* Goal of the exercise:
The lines to extract run from the first line of the material below to the line containing "CartesianGrid, Legend, ReferenceLine", both included; leave the pictures behind.

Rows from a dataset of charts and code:

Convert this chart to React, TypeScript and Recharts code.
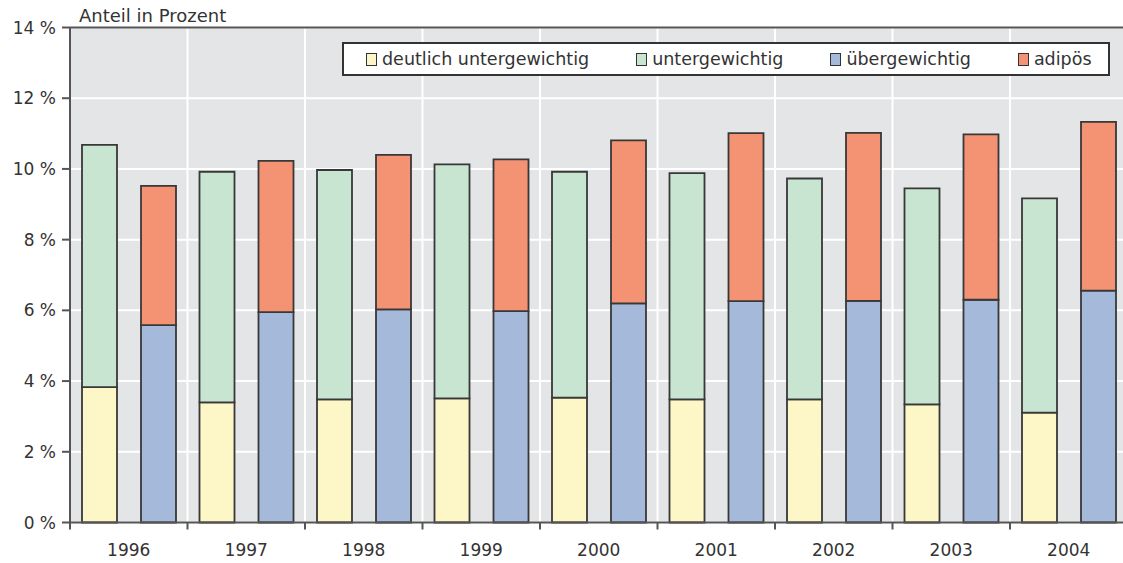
import React from 'react';
import { BarChart, Bar, XAxis, YAxis, CartesianGrid, Legend, ReferenceLine } from 'recharts';

// Anteil der Kinder je Gewichtsklasse, in Prozent
const years = ['1996', '1997', '1998', '1999', '2000', '2001', '2002', '2003', '2004'];
const deutlichUntergewichtig = [3.83, 3.4, 3.48, 3.51, 3.53, 3.48, 3.48, 3.34, 3.11];
const untergewichtig = [6.85, 6.52, 6.49, 6.62, 6.39, 6.4, 6.25, 6.11, 6.06];
const uebergewichtig = [5.58, 5.95, 6.03, 5.98, 6.2, 6.26, 6.27, 6.3, 6.56];
const adipoes = [3.94, 4.28, 4.37, 4.29, 4.61, 4.75, 4.75, 4.68, 4.77];
const yTicks = [0, 2, 4, 6, 8, 10, 12, 14];

const FONT = '"DejaVu Sans", Verdana, sans-serif';
const INK = '#333333';
const AXIS = '#555555';

const CHART_W = 1130;
const CHART_H = 563;
const Y_AXIS_W = 70;
const MARGIN = { top: 27.5, right: 2.5, bottom: 0, left: 0 };
const HALF_BAND = (CHART_W - Y_AXIS_W - MARGIN.left - MARGIN.right) / years.length / 2;
const LABEL_GAP = 21;

const SERIES = [
  { key: 'deutlich', name: 'deutlich untergewichtig', stack: 'unter', fill: '#fdf6c6' },
  { key: 'unter', name: 'untergewichtig', stack: 'unter', fill: '#c8e5d2' },
  { key: 'ueber', name: 'übergewichtig', stack: 'ueber', fill: '#a5b9da' },
  { key: 'adipoes', name: 'adipös', stack: 'ueber', fill: '#f49373' },
];

const data = years.map((year, i) => ({
  year,
  idx: i + 0.5,
  deutlich: deutlichUntergewichtig[i],
  unter: untergewichtig[i],
  ueber: uebergewichtig[i],
  adipoes: adipoes[i],
}));

// boundaries between the years, on a helper index axis (vertical grid only)
const boundaries = years.slice(1).map((_, i) => i + 1);

// year label plus a short tick mark at the left edge of its band
const YearTick = ({ x, y, payload }: any) => (
  <g>
    <line x1={x - HALF_BAND} x2={x - HALF_BAND} y1={y - LABEL_GAP} y2={y - LABEL_GAP + 7} stroke={AXIS} strokeWidth={2} />
    <text x={x} y={y} dy="0.71em" textAnchor="middle" fill={INK} fontSize={17} fontFamily={FONT}>
      {payload.value}
    </text>
  </g>
);

const LegendBox = () => (
  <div
    style={{
      display: 'flex',
      alignItems: 'center',
      gap: 47,
      height: 34,
      boxSizing: 'border-box',
      padding: '0 0 0 22px',
      border: `2px solid ${INK}`,
      background: '#fff',
      fontFamily: FONT,
      fontSize: 17.5,
      color: INK,
      whiteSpace: 'nowrap',
    }}
  >
    {SERIES.map((s) => (
      <div key={s.key} style={{ display: 'flex', alignItems: 'center' }}>
        <span
          style={{
            display: 'inline-block',
            width: 9,
            height: 11,
            marginRight: 5,
            border: `1.5px solid ${INK}`,
            background: s.fill,
          }}
        />
        {s.name}
      </div>
    ))}
  </div>
);

export default function App() {
  return (
    <div
      style={{
        position: 'absolute',
        left: 0,
        top: 0,
        width: 1123,
        height: 563,
        overflow: 'hidden',
        background: '#fff',
        fontFamily: FONT,
      }}
    >
      <div style={{ position: 'absolute', left: 79, top: 5, fontSize: 18, color: INK }}>Anteil in Prozent</div>
      <BarChart width={CHART_W} height={CHART_H} data={data} margin={MARGIN} barSize={35} barGap={24}>
        <CartesianGrid xAxisId="idx" fill="#e4e5e7" stroke="#ffffff" strokeWidth={2} strokeDasharray="0" />
        <XAxis
          xAxisId="idx"
          dataKey="idx"
          type="number"
          domain={[0, years.length]}
          ticks={boundaries}
          height={0}
          axisLine={false}
          tickLine={false}
          tick={() => <g />}
        />
        <XAxis
          dataKey="year"
          height={40.5}
          axisLine={{ stroke: AXIS, strokeWidth: 2 }}
          tickLine={false}
          tickSize={0}
          tickMargin={LABEL_GAP}
          tick={<YearTick />}
          interval={0}
        />
        <YAxis
          domain={[0, 14]}
          ticks={yTicks}
          interval={0}
          width={Y_AXIS_W}
          tickFormatter={(v) => `${v} %`}
          axisLine={{ stroke: AXIS, strokeWidth: 2 }}
          tickLine={{ stroke: AXIS, strokeWidth: 2 }}
          tickSize={8}
          tickMargin={6}
          tick={{ fill: INK, fontSize: 17, fontFamily: FONT }}
        />
        <ReferenceLine y={14} stroke={AXIS} strokeWidth={2} />
        <Legend
          layout="horizontal"
          verticalAlign="middle"
          align="center"
          wrapperStyle={{ top: 42, left: 342, width: 768, height: 34 }}
          content={() => <LegendBox />}
        />
        {SERIES.map((s) => (
          <Bar
            key={s.key}
            dataKey={s.key}
            name={s.name}
            stackId={s.stack}
            fill={s.fill}
            stroke="#383838"
            strokeWidth={1.8}
            isAnimationActive={false}
          />
        ))}
      </BarChart>
    </div>
  );
}
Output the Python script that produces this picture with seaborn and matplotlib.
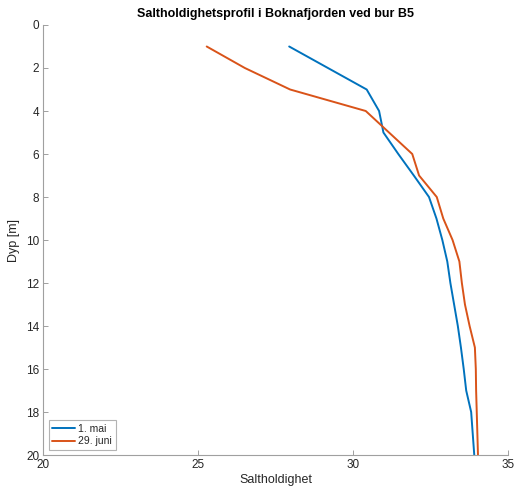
import matplotlib
matplotlib.use("Agg")
import matplotlib.pyplot as plt
import seaborn as sns
import pandas as pd

depth = list(range(1, 21))
salt_mai = [27.93, 29.18, 30.43, 30.83, 30.97, 31.45, 31.95, 32.44, 32.68, 32.87,
            33.03, 33.13, 33.25, 33.37, 33.47, 33.56, 33.64, 33.80, 33.85, 33.90]
salt_juni = [25.27, 26.50, 27.96, 30.40, 31.15, 31.90, 32.12, 32.69, 32.90, 33.20,
             33.42, 33.50, 33.60, 33.75, 33.92, 33.95, 33.96, 33.98, 34.00, 34.02]
labels = ["1. mai", "29. juni"]
colors = ["#0072BD", "#D95319"]
x_ticks = [20, 25, 30, 35]
y_ticks = list(range(0, 21, 2))

df = pd.concat([
    pd.DataFrame({"Dyp": depth, "Salt": salt_mai, "Dato": labels[0]}),
    pd.DataFrame({"Dyp": depth, "Salt": salt_juni, "Dato": labels[1]}),
])

sns.set_style("white")
plt.rcParams["font.family"] = ["Liberation Sans", "DejaVu Sans"]

fig = plt.figure(figsize=(5.17, 4.94), dpi=100)
ax = fig.add_axes([0.0838, 0.0789, 0.8995, 0.8705])

sns.lineplot(data=df, x="Salt", y="Dyp", hue="Dato", palette=colors,
             sort=False, estimator=None, linewidth=1.4, ax=ax)

ax.set_xlim(20, 35)
ax.set_ylim(20, 0)
ax.set_xticks(x_ticks)
ax.set_yticks(y_ticks)
ax.tick_params(direction="in", length=3.5, width=0.6, colors="#909090",
               labelcolor="#262626", labelsize=8.5, pad=3,
               bottom=True, left=True, top=False, right=False)
for s in ["top", "right"]:
    ax.spines[s].set_visible(False)
for s in ["left", "bottom"]:
    ax.spines[s].set_color("#a0a0a0")
    ax.spines[s].set_linewidth(0.8)

ax.set_xlabel("Saltholdighet", fontsize=9, color="#262626", labelpad=2)
ax.set_ylabel("Dyp [m]", fontsize=9, color="#262626", labelpad=4)
ax.set_title("Saltholdighetsprofil i Boknafjorden ved bur B5", fontsize=9,
             fontweight="bold", color="black", pad=6)

leg = ax.legend(loc="lower left", fontsize=7.5, frameon=True, fancybox=False,
                handlelength=2.2, handletextpad=0.3, borderpad=0.35,
                labelspacing=0.25, borderaxespad=0.5)
leg.get_frame().set_edgecolor("#a0a0a0")
leg.get_frame().set_linewidth(0.8)
leg.set_title(None)

fig.savefig("out.png", dpi=100)
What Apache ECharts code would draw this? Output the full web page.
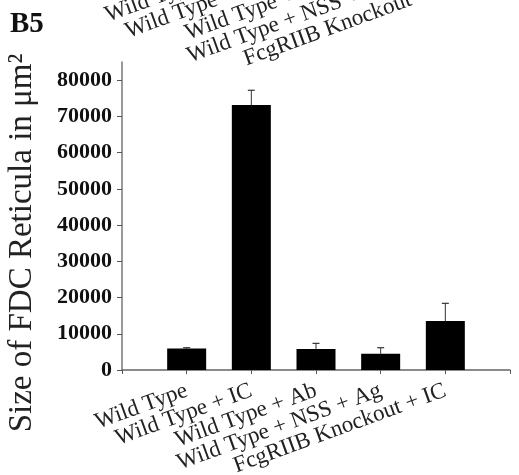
<!DOCTYPE html>
<html><head><meta charset="utf-8">
<script src="https://cdn.jsdelivr.net/npm/echarts@6/dist/echarts.min.js"></script>
<style>html,body{margin:0;padding:0;background:#fff}#c{width:519px;height:475px}</style>
</head><body><div id="c"></div>
<script>
// ---- data ----
const categories = ['Wild Type', 'Wild Type + IC', 'Wild Type + Ab', 'Wild Type + NSS + Ag', 'FcgRIIB Knockout + IC'];
const meanValues = [5900, 73100, 5800, 4500, 13500];
const errorTops = [6150, 77200, 7350, 6150, 18400];
const yTickValues = [0, 10000, 20000, 30000, 40000, 50000, 60000, 70000, 80000];
const yAxisMax = 85000;
const panelLetter = 'B5';
const yTitle = 'Size of FDC Reticula in μm²';
// labels of the neighbouring panel, cut off at the top edge of the picture
const abovePanelLabels = ['Wild Type', 'Wild Type + IC', 'Wild Type + Ab', 'Wild Type + NSS + Ag', 'FcgRIIB Knockout + IC'];

// ---- chart ----
const SERIF = '"Liberation Serif", "DejaVu Serif", serif';
const xData = [''].concat(categories, ['']);
const barData = ['-'].concat(meanValues, ['-']);
const errData = categories.map((c, i) => [i + 1, meanValues[i], errorTops[i]]);
const LABEL_MARGIN = 20;

const chart = echarts.init(document.getElementById('c'), null, {renderer: 'canvas'});
chart.setOption({
  animation: false,
  backgroundColor: '#fff',
  grid: {left: 122, right: 9, top: 62, bottom: 105, containLabel: false, outerBoundsMode: 'none'},
  xAxis: {
    type: 'category', data: xData, boundaryGap: false,
    axisLine: {lineStyle: {color: '#666', width: 1.5}},
    axisTick: {interval: 0, length: 4, lineStyle: {color: '#555'}},
    axisLabel: {interval: 0, rotate: 20, margin: LABEL_MARGIN, fontSize: 23, fontFamily: SERIF, color: '#222'},
    splitLine: {show: false}
  },
  yAxis: {
    type: 'value', min: 0, max: yAxisMax,
    axisLine: {show: true, lineStyle: {color: '#777', width: 1.5}},
    axisTick: {show: true, length: 5, customValues: yTickValues, lineStyle: {color: '#555'}},
    axisLabel: {customValues: yTickValues, margin: 10, fontSize: 22, fontWeight: 'bold', fontFamily: SERIF, color: '#111',
      formatter: v => String(v)},
    splitLine: {show: false}
  },
  series: [
    {type: 'bar', data: barData, barWidth: 39, itemStyle: {color: '#000'}, z: 2},
    {type: 'custom', data: errData, z: 3,
      renderItem: function (params, api) {
        const xi = api.value(0);
        const base = api.coord([xi, api.value(1)]);
        const top = api.coord([xi, api.value(2)]);
        const cap = 3.5;
        return {type: 'group', children: [
          {type: 'line', shape: {x1: base[0], y1: base[1], x2: top[0], y2: top[1]}, style: {stroke: '#333', lineWidth: 1}},
          {type: 'line', shape: {x1: top[0] - cap, y1: top[1], x2: top[0] + cap, y2: top[1]}, style: {stroke: '#333', lineWidth: 1.2}}
        ]};
      }
    }
  ]
});

// graphic: panel letter, y title and cut-off labels of the panel above
const axisY = chart.convertToPixel({yAxisIndex: 0}, 0);
const graphics = [
  {type: 'text', left: 10, top: 10,
    style: {text: panelLetter, font: 'bold 29px ' + SERIF, fill: '#111'}},
  {type: 'text', x: 22, y: 243, rotation: Math.PI / 2,
    style: {text: yTitle, font: '33px ' + SERIF, fill: '#222', align: 'center', verticalAlign: 'middle'}}
];
abovePanelLabels.forEach((t, i) => {
  const px = chart.convertToPixel({xAxisIndex: 0}, i + 1);
  graphics.push({
    type: 'text', x: px + 10, y: axisY + LABEL_MARGIN - 407, rotation: 20 * Math.PI / 180,
    style: {text: t, font: '23px ' + SERIF, fill: '#222', align: 'right', verticalAlign: 'middle'}
  });
});
chart.setOption({graphic: graphics});
</script></body></html>
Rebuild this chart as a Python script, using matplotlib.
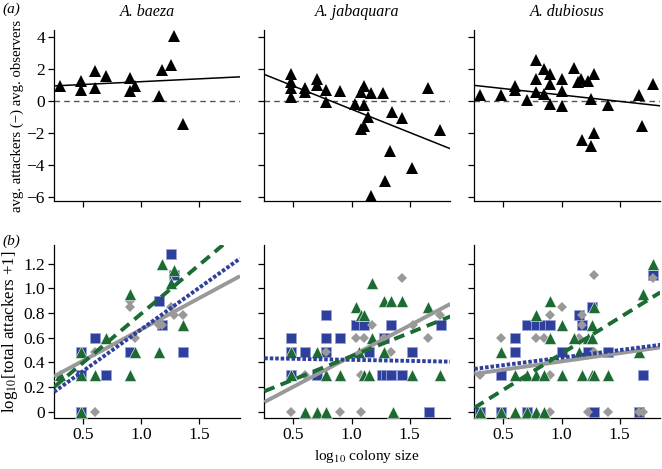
import numpy as np
import matplotlib
matplotlib.use("Agg")
import matplotlib.pyplot as plt

plt.rcParams['font.family'] = ['Liberation Serif', 'DejaVu Serif']
plt.rcParams['mathtext.fontset'] = 'stix'
plt.rcParams['font.size'] = 10.5

species = ["A. baeza", "A. jabaquara", "A. dubiosus"]

# (a) avg attackers - avg observers vs log10 colony size
baeza_x = [0.30, 0.48, 0.48, 0.60, 0.60, 0.70, 0.90, 0.90, 0.95, 1.15, 1.18, 1.26, 1.28, 1.36]
baeza_y = [0.92, 1.24, 0.71, 1.90, 0.84, 1.59, 1.42, 0.63, 0.96, 0.29, 1.95, 2.28, 4.10, -1.42]

jabaquara_x = [0.48, 0.48, 0.48, 0.48, 0.60, 0.60, 0.70, 0.70, 0.78, 0.78, 0.90, 1.03, 1.08, 1.11,
               1.11, 1.14, 1.11, 1.08, 1.17, 1.27, 1.35, 1.43, 1.33, 1.29, 1.17, 1.52, 1.66, 1.76]
jabaquara_y = [1.68, 1.19, 0.84, 0.25, 0.80, 0.54, 1.40, 1.00, 0.67, -0.08, 0.63, -0.17, 0.57, 0.96,
               -0.27, -1.00, -1.59, -1.76, 0.52, 0.48, -0.69, -1.09, -3.14, -5.05, -5.97, -4.21, 0.84, -1.84]

dubiosus_x = [0.30, 0.48, 0.60, 0.60, 0.70, 0.78, 0.78, 0.78, 0.85, 0.85, 0.90, 0.90, 0.90, 1.00, 1.00,
              1.00, 1.11, 1.14, 1.17, 1.23, 1.28, 1.25, 1.40, 1.18, 1.28, 1.25, 1.67, 1.69, 1.79]
dubiosus_y = [0.40, 0.40, 0.96, 0.67, 0.04, 2.55, 1.38, 0.54, 2.03, 0.44, 1.72, 1.05, -0.17, 1.38, 0.63,
              -0.31, 2.07, 1.17, 1.38, 1.24, 1.72, 0.10, -0.25, -2.43, -2.01, -2.81, 0.40, -1.57, 1.09]

# fitted lines (intercept, slope)
diff_fit = [(0.852, 0.356), (2.39, -2.914), (1.176, -0.803)]

# (b) log10(total attackers + 1) per series
bz_grey_x = [0.60, 0.60, 0.90, 0.90, 0.95, 1.15, 1.18, 1.26, 1.28, 1.36]
bz_grey_y = [0.48, 0.00, 0.90, 0.85, 0.60, 0.70, 0.70, 0.85, 0.78, 0.78]
bz_blue_x = [0.48, 0.48, 0.48, 0.60, 0.70, 0.90, 1.15, 1.18, 1.26, 1.28, 1.36]
bz_blue_y = [0.48, 0.30, 0.00, 0.60, 0.30, 0.48, 0.90, 0.70, 1.28, 1.11, 0.48]
bz_green_x = [0.30, 0.48, 0.48, 0.48, 0.60, 0.70, 0.90, 0.90, 0.95, 1.15, 1.18, 1.26, 1.28, 1.36]
bz_green_y = [0.30, 0.48, 0.30, 0.00, 0.30, 0.60, 0.95, 0.30, 0.48, 0.48, 1.20, 1.04, 1.15, 0.70]

jb_grey_x = [0.48, 0.60, 0.78, 0.90, 1.04, 1.08, 1.11, 1.18, 1.08, 1.28, 1.34, 1.43, 1.53, 1.66, 1.76]
jb_grey_y = [0.00, 0.30, 0.48, 0.00, 0.60, 0.00, 0.60, 0.70, 0.30, 0.60, 0.48, 1.08, 0.70, 0.60, 0.78]
jb_blue_x = [0.48, 0.48, 0.48, 0.60, 0.70, 0.78, 0.78, 0.78, 0.90, 1.04, 1.11, 1.15, 1.28, 1.34,
             1.26, 1.30, 1.34, 1.43, 1.52, 1.67, 1.77]
jb_blue_y = [0.60, 0.48, 0.30, 0.48, 0.30, 0.78, 0.60, 0.48, 0.60, 0.70, 0.70, 0.48, 0.60, 0.70,
             0.30, 0.30, 0.30, 0.30, 0.48, 0.00, 0.70]
jb_green_x = [0.48, 0.48, 0.60, 0.70, 0.70, 0.78, 0.78, 0.90, 1.04, 1.08, 1.11, 1.18, 1.18, 1.06,
              1.11, 1.15, 1.28, 1.34, 1.43, 1.28, 1.36, 1.52, 1.66, 1.76]
jb_green_y = [0.48, 0.30, 0.00, 0.48, 0.00, 0.30, 0.00, 0.30, 0.85, 0.78, 0.78, 1.04, 0.60, 0.48,
              0.30, 0.30, 0.90, 0.90, 0.90, 0.48, 0.00, 0.30, 0.85, 0.30]

db_grey_x = [0.30, 0.48, 0.78, 0.85, 0.90, 0.90, 0.90, 1.00, 1.15, 1.18, 1.18, 1.23, 1.28, 1.28,
             1.40, 1.67, 1.70, 1.79]
db_grey_y = [0.30, 0.60, 0.60, 0.60, 0.78, 0.30, 0.00, 0.85, 0.60, 0.78, 0.70, 0.00, 1.11, 0.48,
             0.00, 0.00, 0.00, 1.08]
db_blue_x = [0.30, 0.48, 0.48, 0.60, 0.60, 0.70, 0.70, 0.78, 0.85, 0.90, 1.00, 1.15, 1.18, 1.26,
             1.23, 1.40, 1.70, 1.28, 1.67, 1.79]
db_blue_y = [0.00, 0.30, 0.00, 0.60, 0.48, 0.70, 0.00, 0.70, 0.70, 0.70, 0.48, 0.78, 0.70, 0.85,
             0.48, 0.48, 0.30, 0.00, 0.00, 1.11]
db_green_x = [0.30, 0.48, 0.60, 0.70, 0.78, 0.85, 0.48, 0.60, 0.70, 0.78, 0.85, 0.78, 0.90, 0.90,
              1.00, 1.00, 1.11, 1.15, 1.18, 1.23, 1.26, 1.26, 1.28, 1.26, 1.28, 1.40, 1.67, 1.70, 1.79]
db_green_y = [0.00, 0.00, 0.00, 0.00, 0.00, 0.00, 0.48, 0.30, 0.30, 0.30, 0.30, 0.78, 0.90, 0.60,
              0.70, 0.30, 0.60, 0.48, 0.30, 0.60, 0.70, 0.60, 0.85, 0.30, 0.30, 0.30, 0.48, 0.95, 1.20]

# fitted lines (intercept, slope) for grey, blue, green
grey_fit = [(0.158, 0.508), (-0.048, 0.4975), (0.272, 0.134)]
blue_fit = [(-0.010, 0.676), (0.436, -0.017), (0.315, 0.122)]
green_fit = [(0.0, 0.793), (0.0695, 0.379), (-0.116, 0.585)]

top_x = [baeza_x, jabaquara_x, dubiosus_x]
top_y = [baeza_y, jabaquara_y, dubiosus_y]
grey_pts = [(bz_grey_x, bz_grey_y), (jb_grey_x, jb_grey_y), (db_grey_x, db_grey_y)]
blue_pts = [(bz_blue_x, bz_blue_y), (jb_blue_x, jb_blue_y), (db_blue_x, db_blue_y)]
green_pts = [(bz_green_x, bz_green_y), (jb_green_x, jb_green_y), (db_green_x, db_green_y)]

GREY = "#999999"
BLUE = "#2e3f9c"
GREEN = "#1b6b33"

fig = plt.figure(figsize=(6.62, 4.69), dpi=100)

lefts = [0.0816, 0.3993, 0.7165]
w = 0.281


def style_axes(ax):
    for s in ["top", "right"]:
        ax.spines[s].set_visible(False)
    for s in ["left", "bottom"]:
        ax.spines[s].set_linewidth(0.9)
    ax.tick_params(direction="out", length=4, width=0.9, labelsize=12.5, pad=2.5)
    ax.set_xlim(0.25, 1.85)
    ax.set_xticks([0.5, 1.0, 1.5])


for i in range(3):
    # top row
    ax = fig.add_axes([lefts[i], 0.5708, w, 0.3652])
    style_axes(ax)
    ax.set_ylim(-6.3, 4.45)
    ax.set_yticks([-6, -4, -2, 0, 2, 4])
    ax.set_xticklabels([])
    ax.axhline(0, color="#555555", lw=1, dashes=(4, 3), zorder=1)
    ax.plot(top_x[i], top_y[i], "^", color="black", ms=8.5, mew=0, zorder=3)
    xs = np.linspace(*ax.get_xlim(), 10)
    b0, b1 = diff_fit[i]
    ax.plot(xs, b0 + b1 * xs, color="black", lw=1.1, zorder=2)
    ax.set_title(species[i], style="italic", fontsize=11.5, pad=10)
    if i == 0:
        ax.set_ylabel("avg. attackers (\u2212) avg. observers", fontsize=10.6, labelpad=1.5)
    else:
        ax.set_yticklabels([])

    # bottom row
    ax = fig.add_axes([lefts[i], 0.1094, w, 0.3682])
    style_axes(ax)
    ax.set_ylim(-0.05, 1.35)
    ax.set_yticks([0, 0.2, 0.4, 0.6, 0.8, 1.0, 1.2])
    ax.set_xticklabels(["0.5", "1.0", "1.5"])
    bx, by = blue_pts[i]
    ax.plot(bx, by, "s", color=BLUE, ms=7, mec="#9aa3d6", mew=0.6, zorder=2)
    gx, gy = grey_pts[i]
    ax.plot(gx, gy, "D", color=GREY, ms=5, mew=0, zorder=3)
    tx, ty = green_pts[i]
    ax.plot(tx, ty, "^", color=GREEN, ms=8.5, mec="white", mew=0.4, zorder=4)
    xs = np.linspace(*ax.get_xlim(), 10)
    b0, b1 = grey_fit[i]
    ax.plot(xs, b0 + b1 * xs, color=GREY, lw=2.8, solid_capstyle="butt", zorder=5)
    b0, b1 = blue_fit[i]
    ax.plot(xs, b0 + b1 * xs, color=BLUE, lw=2.8, dashes=(0.9, 0.5), zorder=6)
    b0, b1 = green_fit[i]
    ax.plot(xs, b0 + b1 * xs, color=GREEN, lw=2.8, dashes=(2.8, 1.7), zorder=6)
    if i == 0:
        ax.set_yticklabels(["0", "0.2", "0.4", "0.6", "0.8", "1.0", "1.2"])
        ax.set_ylabel("log$_{10}$[total attackers +1]", fontsize=12.2, labelpad=2)
    else:
        ax.set_yticklabels([])

fig.text(0.003, 0.98, "(a)", style="italic", fontsize=11, va="center")
fig.text(0.003, 0.485, "(b)", style="italic", fontsize=11, va="center")
fig.text(0.554, 0.026, "log$_{10}$ colony size", fontsize=11, ha="center", va="center")

fig.savefig("out.png", dpi=100)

* Task answer:
Convert this chart to React, TypeScript and Recharts code.
import React from 'react';
import { BarChart, Bar, XAxis, YAxis, CartesianGrid, Legend, ReferenceLine } from 'recharts';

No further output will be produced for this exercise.